#### Provided material
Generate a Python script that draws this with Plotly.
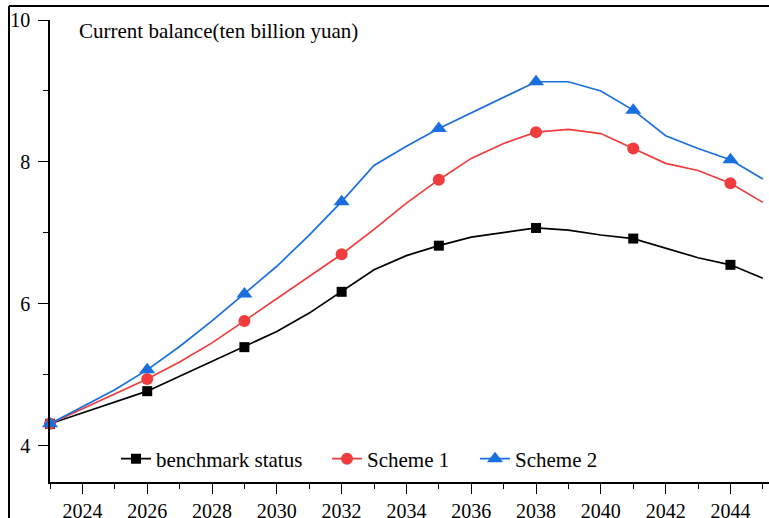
import plotly.graph_objects as go

years = list(range(2023, 2046))
benchmark = [4.31, 4.46, 4.62, 4.77, 4.98, 5.19, 5.39, 5.61, 5.87, 6.17, 6.48, 6.68,
             6.82, 6.94, 7.01, 7.07, 7.04, 6.97, 6.92, 6.79, 6.65, 6.55, 6.36]
scheme1 = [4.31, 4.52, 4.72, 4.94, 5.18, 5.45, 5.76, 6.07, 6.38, 6.70, 7.05, 7.42,
           7.75, 8.05, 8.26, 8.42, 8.46, 8.40, 8.19, 7.98, 7.88, 7.70, 7.43]
scheme2 = [4.31, 4.55, 4.79, 5.07, 5.40, 5.76, 6.14, 6.53, 6.97, 7.44, 7.95, 8.22,
           8.47, 8.69, 8.92, 9.13, 9.13, 9.00, 8.73, 8.37, 8.19, 8.03, 7.76]
marker_idx = [0, 3, 6, 9, 12, 15, 18, 21]

names = ["benchmark status", "Scheme 1", "Scheme 2"]
colors = ["#000000", "#f03c3c", "#1a6fdf"]
symbols = ["square", "circle", "triangle-up"]
sizes = [10, 12, 14]
series = [benchmark, scheme1, scheme2]
legend_ids = ["legend", "legend2", "legend3"]
legend_px = [116, 327, 475]

FONT = "Liberation Serif"

fig = go.Figure()
for name, col, sym, sz, vals, lg in zip(names, colors, symbols, sizes, series, legend_ids):
    fig.add_trace(go.Scatter(x=years, y=vals, mode="lines", line=dict(color=col, width=1.7),
                             showlegend=False, hoverinfo="skip"))
    fig.add_trace(go.Scatter(x=[years[i] for i in marker_idx], y=[vals[i] for i in marker_idx],
                             mode="markers", marker=dict(symbol=sym, size=sz, color=col),
                             showlegend=False, cliponaxis=False))
    fig.add_trace(go.Scatter(x=[None], y=[None], mode="lines+markers", name=name, legend=lg,
                             line=dict(color=col, width=1.7),
                             marker=dict(symbol=sym, size=sz, color=col)))

L, R, T, B = 50, 0, 20, 36
W, H = 769, 518
pw, ph = W - L - R, H - T - B

def px(x):
    return (x - L) / pw

def py(y):
    return (H - B - y) / ph

legend_common = dict(orientation="h", xanchor="left", yanchor="middle",
                     bgcolor="rgba(0,0,0,0)", font=dict(family=FONT, size=21))

fig.update_layout(
    width=W, height=H,
    margin=dict(l=L, r=R, t=T, b=B, autoexpand=False),
    paper_bgcolor="white", plot_bgcolor="white",
    font=dict(family=FONT, size=20, color="black"),
    xaxis=dict(range=[2023, 2045.19], tickmode="linear", tick0=2024, dtick=2, automargin=False,
               showgrid=False, zeroline=False, showline=True, linecolor="black", linewidth=1.5,
               ticks="outside", ticklen=10, tickwidth=1.3, tickcolor="black", ticklabelstandoff=0,
               minor=dict(ticks="outside", dtick=1, tick0=2023, ticklen=5, tickcolor="black", tickwidth=1.2),
               tickfont=dict(family=FONT, size=20)),
    yaxis=dict(range=[3.49, 10], tickmode="linear", tick0=4, dtick=2, automargin=False,
               showgrid=False, zeroline=False, showline=True, linecolor="black", linewidth=1.5,
               ticks="outside", ticklen=10, tickwidth=1.3, tickcolor="black", ticklabelstandoff=4,
               minor=dict(ticks="outside", dtick=1, ticklen=5, tickcolor="black", tickwidth=1.2),
               tickfont=dict(family=FONT, size=20)),
    legend=dict(x=px(legend_px[0]), y=py(459), **legend_common),
    legend2=dict(x=px(legend_px[1]), y=py(459), **legend_common),
    legend3=dict(x=px(legend_px[2]), y=py(459), **legend_common),
    annotations=[dict(text="Current balance(ten billion yuan)", xref="paper", yref="paper",
                      x=px(77), y=py(31), xanchor="left", yanchor="middle", showarrow=False,
                      font=dict(family=FONT, size=21))],
    shapes=[
        dict(type="line", xref="paper", yref="paper", x0=px(9), x1=px(769), y0=py(6), y1=py(6),
             line=dict(color="black", width=2)),
        dict(type="line", xref="paper", yref="paper", x0=px(9), x1=px(9), y0=py(6), y1=py(518),
             line=dict(color="black", width=2)),
    ],
)

fig.write_html("out.html", config={"displayModeBar": False},
               post_script="document.body.style.margin='0';document.body.style.overflow='hidden';")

#### Task
Omit the pictures, then quote the rest of the material above exactly.

#### Exercise answer
Generate a Python script that draws this with Plotly.
import plotly.graph_objects as go

years = list(range(2023, 2046))
benchmark = [4.31, 4.46, 4.62, 4.77, 4.98, 5.19, 5.39, 5.61, 5.87, 6.17, 6.48, 6.68,
             6.82, 6.94, 7.01, 7.07, 7.04, 6.97, 6.92, 6.79, 6.65, 6.55, 6.36]
scheme1 = [4.31, 4.52, 4.72, 4.94, 5.18, 5.45, 5.76, 6.07, 6.38, 6.70, 7.05, 7.42,
           7.75, 8.05, 8.26, 8.42, 8.46, 8.40, 8.19, 7.98, 7.88, 7.70, 7.43]
scheme2 = [4.31, 4.55, 4.79, 5.07, 5.40, 5.76, 6.14, 6.53, 6.97, 7.44, 7.95, 8.22,
           8.47, 8.69, 8.92, 9.13, 9.13, 9.00, 8.73, 8.37, 8.19, 8.03, 7.76]
marker_idx = [0, 3, 6, 9, 12, 15, 18, 21]

names = ["benchmark status", "Scheme 1", "Scheme 2"]
colors = ["#000000", "#f03c3c", "#1a6fdf"]
symbols = ["square", "circle", "triangle-up"]
sizes = [10, 12, 14]
series = [benchmark, scheme1, scheme2]
legend_ids = ["legend", "legend2", "legend3"]
legend_px = [116, 327, 475]

FONT = "Liberation Serif"

fig = go.Figure()
for name, col, sym, sz, vals, lg in zip(names, colors, symbols, sizes, series, legend_ids):
    fig.add_trace(go.Scatter(x=years, y=vals, mode="lines", line=dict(color=col, width=1.7),
                             showlegend=False, hoverinfo="skip"))
    fig.add_trace(go.Scatter(x=[years[i] for i in marker_idx], y=[vals[i] for i in marker_idx],
                             mode="markers", marker=dict(symbol=sym, size=sz, color=col),
                             showlegend=False, cliponaxis=False))
    fig.add_trace(go.Scatter(x=[None], y=[None], mode="lines+markers", name=name, legend=lg,
                             line=dict(color=col, width=1.7),
                             marker=dict(symbol=sym, size=sz, color=col)))

L, R, T, B = 50, 0, 20, 36
W, H = 769, 518
pw, ph = W - L - R, H - T - B

def px(x):
    return (x - L) / pw

def py(y):
    return (H - B - y) / ph

legend_common = dict(orientation="h", xanchor="left", yanchor="middle",
                     bgcolor="rgba(0,0,0,0)", font=dict(family=FONT, size=21))

fig.update_layout(
    width=W, height=H,
    margin=dict(l=L, r=R, t=T, b=B, autoexpand=False),
    paper_bgcolor="white", plot_bgcolor="white",
    font=dict(family=FONT, size=20, color="black"),
    xaxis=dict(range=[2023, 2045.19], tickmode="linear", tick0=2024, dtick=2, automargin=False,
               showgrid=False, zeroline=False, showline=True, linecolor="black", linewidth=1.5,
               ticks="outside", ticklen=10, tickwidth=1.3, tickcolor="black", ticklabelstandoff=0,
               minor=dict(ticks="outside", dtick=1, tick0=2023, ticklen=5, tickcolor="black", tickwidth=1.2),
               tickfont=dict(family=FONT, size=20)),
    yaxis=dict(range=[3.49, 10], tickmode="linear", tick0=4, dtick=2, automargin=False,
               showgrid=False, zeroline=False, showline=True, linecolor="black", linewidth=1.5,
               ticks="outside", ticklen=10, tickwidth=1.3, tickcolor="black", ticklabelstandoff=4,
               minor=dict(ticks="outside", dtick=1, ticklen=5, tickcolor="black", tickwidth=1.2),
               tickfont=dict(family=FONT, size=20)),
    legend=dict(x=px(legend_px[0]), y=py(459), **legend_common),
    legend2=dict(x=px(legend_px[1]), y=py(459), **legend_common),
    legend3=dict(x=px(legend_px[2]), y=py(459), **legend_common),
    annotations=[dict(text="Current balance(ten billion yuan)", xref="paper", yref="paper",
                      x=px(77), y=py(31), xanchor="left", yanchor="middle", showarrow=False,
                      font=dict(family=FONT, size=21))],
    shapes=[
        dict(type="line", xref="paper", yref="paper", x0=px(9), x1=px(769), y0=py(6), y1=py(6),
             line=dict(color="black", width=2)),
        dict(type="line", xref="paper", yref="paper", x0=px(9), x1=px(9), y0=py(6), y1=py(518),
             line=dict(color="black", width=2)),
    ],
)

fig.write_html("out.html", config={"displayModeBar": False},
               post_script="document.body.style.margin='0';document.body.style.overflow='hidden';")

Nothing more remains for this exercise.